-- Begin Records --
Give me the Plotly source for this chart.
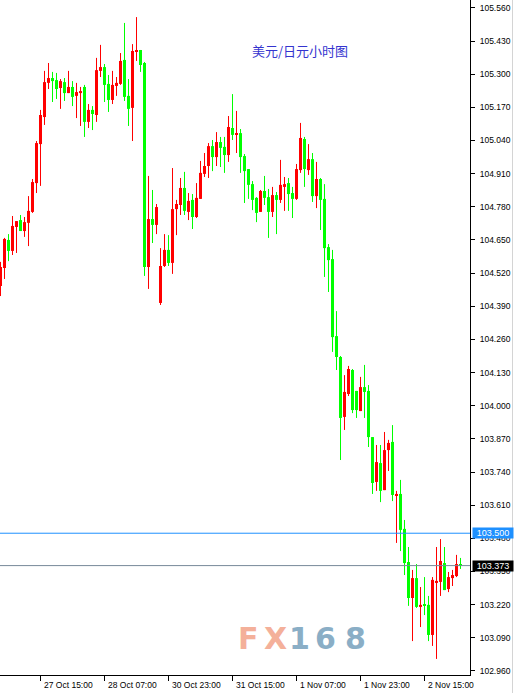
import plotly.graph_objects as go

# ---------------- data (USD/JPY hourly) ----------------
open_ = [104.469, 104.540, 104.650, 104.607, 104.701, 104.728, 104.685, 104.717, 104.760, 104.873,
         105.026, 105.132, 105.266, 105.285, 105.277, 105.246, 105.269, 105.226, 105.250, 105.215,
         105.226, 105.250, 105.113, 105.160, 105.140, 105.313, 105.328, 105.262, 105.199, 105.254,
         105.262, 105.356, 105.215, 105.168, 105.387, 105.395, 105.344, 104.544, 104.732, 104.709,
         104.403, 104.548, 104.611, 104.560, 104.771, 104.787, 104.854, 104.760, 104.807, 104.740,
         104.811, 104.909, 104.940, 105.018, 104.975, 105.034, 105.015, 104.983, 105.089, 105.062,
         105.069, 104.979, 104.928, 104.869, 104.815, 104.760, 104.842, 104.818, 104.760, 104.826,
         104.807, 104.858, 104.873, 104.834, 104.811, 104.924, 105.046, 104.924, 104.967, 104.822,
         104.889, 104.811, 104.622, 104.575, 104.273, 104.191, 103.956, 104.046, 104.140, 104.058,
         103.979, 104.073, 104.058, 103.877, 103.701, 103.775, 103.669, 103.826, 103.858, 103.646,
         103.654, 103.517, 103.387, 103.246, 103.324, 103.211, 103.222, 103.219, 103.101, 103.305,
         103.309, 103.383, 103.281, 103.324, 103.332, 103.379]
high = [104.564, 104.658, 104.673, 104.744, 104.724, 104.748, 104.740, 104.822, 104.889, 105.038,
        105.160, 105.313, 105.344, 105.309, 105.305, 105.281, 105.285, 105.313, 105.273, 105.266,
        105.250, 105.258, 105.183, 105.175, 105.364, 105.415, 105.340, 105.297, 105.313, 105.289,
        105.383, 105.501, 105.281, 105.418, 105.524, 105.395, 105.348, 104.901, 104.846, 104.791,
        104.618, 104.673, 104.669, 104.932, 104.807, 104.893, 104.917, 104.834, 104.830, 104.873,
        104.960, 104.991, 105.030, 105.042, 105.073, 105.054, 105.054, 105.136, 105.222, 105.156,
        105.085, 104.987, 104.928, 104.881, 104.818, 104.846, 104.901, 104.850, 104.858, 104.838,
        104.964, 104.897, 104.893, 104.858, 104.948, 105.109, 105.054, 105.026, 104.991, 104.956,
        104.893, 104.869, 104.634, 104.611, 104.371, 104.195, 104.120, 104.156, 104.144, 104.058,
        104.113, 104.160, 104.081, 103.877, 103.846, 103.846, 103.897, 103.866, 103.924, 103.666,
        103.709, 103.552, 103.446, 103.356, 103.379, 103.289, 103.328, 103.254, 103.328, 103.446,
        103.477, 103.446, 103.348, 103.356, 103.415, 103.403]
low = [104.430, 104.497, 104.567, 104.591, 104.599, 104.685, 104.662, 104.626, 104.756, 104.834,
       104.862, 105.101, 105.242, 105.191, 105.203, 105.164, 105.195, 105.226, 105.175, 105.128,
       105.097, 105.054, 105.089, 105.081, 105.113, 105.289, 105.191, 105.152, 105.183, 105.215,
       105.258, 105.195, 105.097, 105.038, 105.352, 105.309, 104.509, 104.458, 104.638, 104.673,
       104.395, 104.544, 104.548, 104.517, 104.669, 104.748, 104.748, 104.728, 104.693, 104.736,
       104.811, 104.897, 104.893, 104.920, 104.940, 104.936, 104.913, 104.956, 105.042, 104.991,
       104.913, 104.795, 104.811, 104.767, 104.720, 104.760, 104.787, 104.658, 104.740, 104.673,
       104.795, 104.764, 104.764, 104.736, 104.807, 104.913, 104.858, 104.905, 104.799, 104.775,
       104.689, 104.505, 104.446, 104.211, 104.140, 103.787, 103.905, 104.038, 103.971, 103.952,
       103.979, 103.952, 103.838, 103.654, 103.666, 103.622, 103.669, 103.744, 103.626, 103.462,
       103.430, 103.336, 103.215, 103.077, 103.207, 103.132, 103.179, 103.077, 103.058, 103.007,
       103.254, 103.277, 103.269, 103.293, 103.328, 103.360]
close = [104.544, 104.654, 104.607, 104.705, 104.724, 104.685, 104.720, 104.764, 104.877, 105.030,
         105.140, 105.269, 105.285, 105.273, 105.242, 105.273, 105.226, 105.250, 105.211, 105.230,
         105.234, 105.113, 105.160, 105.144, 105.316, 105.328, 105.258, 105.199, 105.258, 105.266,
         105.352, 105.211, 105.164, 105.391, 105.395, 105.336, 104.544, 104.732, 104.709, 104.779,
         104.548, 104.611, 104.560, 104.771, 104.791, 104.854, 104.764, 104.803, 104.740, 104.815,
         104.913, 104.940, 105.018, 104.975, 105.034, 105.011, 104.983, 105.093, 105.062, 105.069,
         104.975, 104.920, 104.866, 104.807, 104.756, 104.842, 104.815, 104.760, 104.826, 104.807,
         104.866, 104.869, 104.830, 104.811, 104.928, 105.050, 104.928, 104.967, 104.822, 104.889,
         104.807, 104.618, 104.571, 104.269, 104.191, 103.952, 104.054, 104.144, 103.983, 103.983,
         104.073, 104.054, 103.877, 103.697, 103.779, 103.666, 103.826, 103.854, 103.650, 103.654,
         103.513, 103.383, 103.246, 103.324, 103.211, 103.219, 103.215, 103.101, 103.317, 103.313,
         103.391, 103.277, 103.328, 103.336, 103.379, 103.373]

time_label_bar = [-6, 10, 26, 42, 58, 74, 90, 106]
time_labels = ["26 Oct 23:00", "27 Oct 15:00", "28 Oct 07:00", "30 Oct 23:00",
               "31 Oct 15:00", "1 Nov 07:00", "1 Nov 23:00", "2 Nov 15:00"]

level_lines = [103.500, 103.373]
level_colors = ["#1e90ff", "#778899"]
level_box_colors = ["#1e90ff", "#000000"]

title_text = "美元/日元小时图"
watermark_chars = ["F", "X", "1", "6", "8"]
watermark_colors = ["#f4b09a", "#f4b09a", "#8aaec6", "#8aaec6", "#8aaec6"]

# ---------------- figure ----------------
W, H = 516, 693
ML, MR, MT, MB = 0, 46, 0, 18
PW, PH = W - ML - MR, H - MT - MB

UP = "#ff0000"
DOWN = "#00ff00"

idx = list(range(len(close)))
fig = go.Figure()

for is_up, col in ((True, UP), (False, DOWN)):
    wx, wy = [], []
    bx, bbase, bh = [], [], []
    for i in idx:
        up = close[i] >= open_[i]
        if up != is_up:
            continue
        wx += [i, i, None]
        wy += [low[i], high[i], None]
        lo_b = min(open_[i], close[i])
        hgt = max(abs(close[i] - open_[i]), 0.004)
        bx.append(i)
        bbase.append(lo_b)
        bh.append(hgt)
    fig.add_trace(go.Scatter(x=wx, y=wy, mode="lines",
                             line=dict(color=col, width=1),
                             hoverinfo="skip", showlegend=False))
    fig.add_trace(go.Bar(x=bx, y=bh, base=bbase, width=0.75,
                         marker=dict(color=col, line=dict(width=0)),
                         hoverinfo="skip", showlegend=False))

# horizontal level lines and their price boxes
for lv, lc, bc in zip(level_lines, level_colors, level_box_colors):
    fig.add_shape(type="line", xref="paper", yref="y", x0=0, x1=1, y0=lv, y1=lv,
                  line=dict(color=lc, width=1), layer="above")
    fig.add_annotation(xref="paper", yref="y", x=472 / PW, y=lv, xanchor="left",
                       yanchor="middle", text=f"{lv:.3f}", showarrow=False,
                       bgcolor=bc, width=40, height=10, borderpad=0,
                       font=dict(family="Liberation Sans, Arial", size=9, color="white"))

# time labels (left aligned after tick marks, MT4 style)
for b, t in zip(time_label_bar, time_labels):
    fig.add_annotation(xref="x", yref="paper", x=b, y=0, xanchor="left", yanchor="top",
                       xshift=1, yshift=-3, text=t, showarrow=False,
                       font=dict(family="Liberation Sans, Arial", size=8.5, color="black"))

# title
fig.add_annotation(xref="paper", yref="paper", x=300 / PW, y=1 - 50 / PH,
                   xanchor="center", yanchor="middle", text=title_text, showarrow=False,
                   font=dict(family="Noto Sans CJK SC", size=13, color="#3434cf"))

# watermark
wm_x = [248, 275, 299, 325, 355]
for cx, ch, cc in zip(wm_x, watermark_chars, watermark_colors):
    fig.add_annotation(xref="paper", yref="paper", x=cx / PW, y=1 - 638 / PH,
                       xanchor="center", yanchor="middle", text=f"<b>{ch}</b>",
                       showarrow=False,
                       font=dict(family="DejaVu Sans", size=30, color=cc))

# faint right frame line
fig.add_shape(type="line", xref="paper", yref="paper", x0=512.5 / PW, x1=512.5 / PW,
              y0=-MB / PH, y1=1, line=dict(color="#d4d4d4", width=1))

fig.update_layout(
    width=W, height=H,
    margin=dict(l=ML, r=MR, t=MT, b=MB, pad=0),
    paper_bgcolor="white", plot_bgcolor="white",
    barmode="overlay", showlegend=False,
    xaxis=dict(range=[-0.125, 117.375], showgrid=False, zeroline=False,
               showline=True, linecolor="black", linewidth=1,
               tickmode="array", tickvals=time_label_bar, ticks="outside",
               ticklen=5, tickcolor="black", showticklabels=False, fixedrange=True),
    yaxis=dict(range=[102.944, 105.591], side="right", showgrid=False, zeroline=False,
               showline=True, linecolor="black", linewidth=1,
               tick0=102.96, dtick=0.13, tickformat=".3f", ticks="outside",
               ticklen=4, tickcolor="black", ticklabelstandoff=3,
               tickfont=dict(family="Liberation Sans, Arial", size=8.5, color="black"),
               fixedrange=True),
)

fig.write_html("out.html", config={"displayModeBar": False},
               post_script="document.body.style.margin='0px';document.body.style.overflow='hidden';")
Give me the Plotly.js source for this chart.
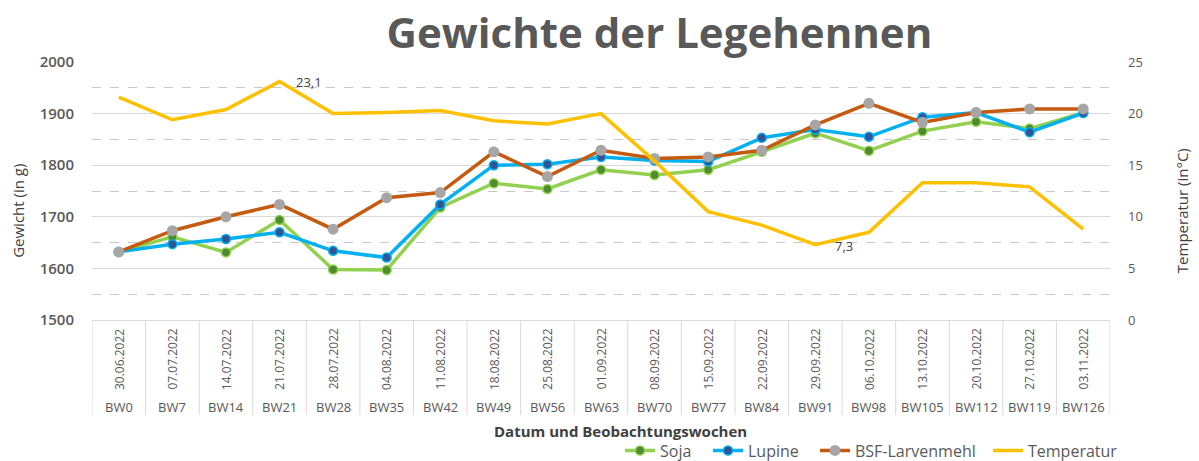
-- End Records --
# Description of the task
Write out every line of the entries that holds the word "Give".

# Reply to the task
Give me the Plotly source for this chart.
Give me the Plotly.js source for this chart.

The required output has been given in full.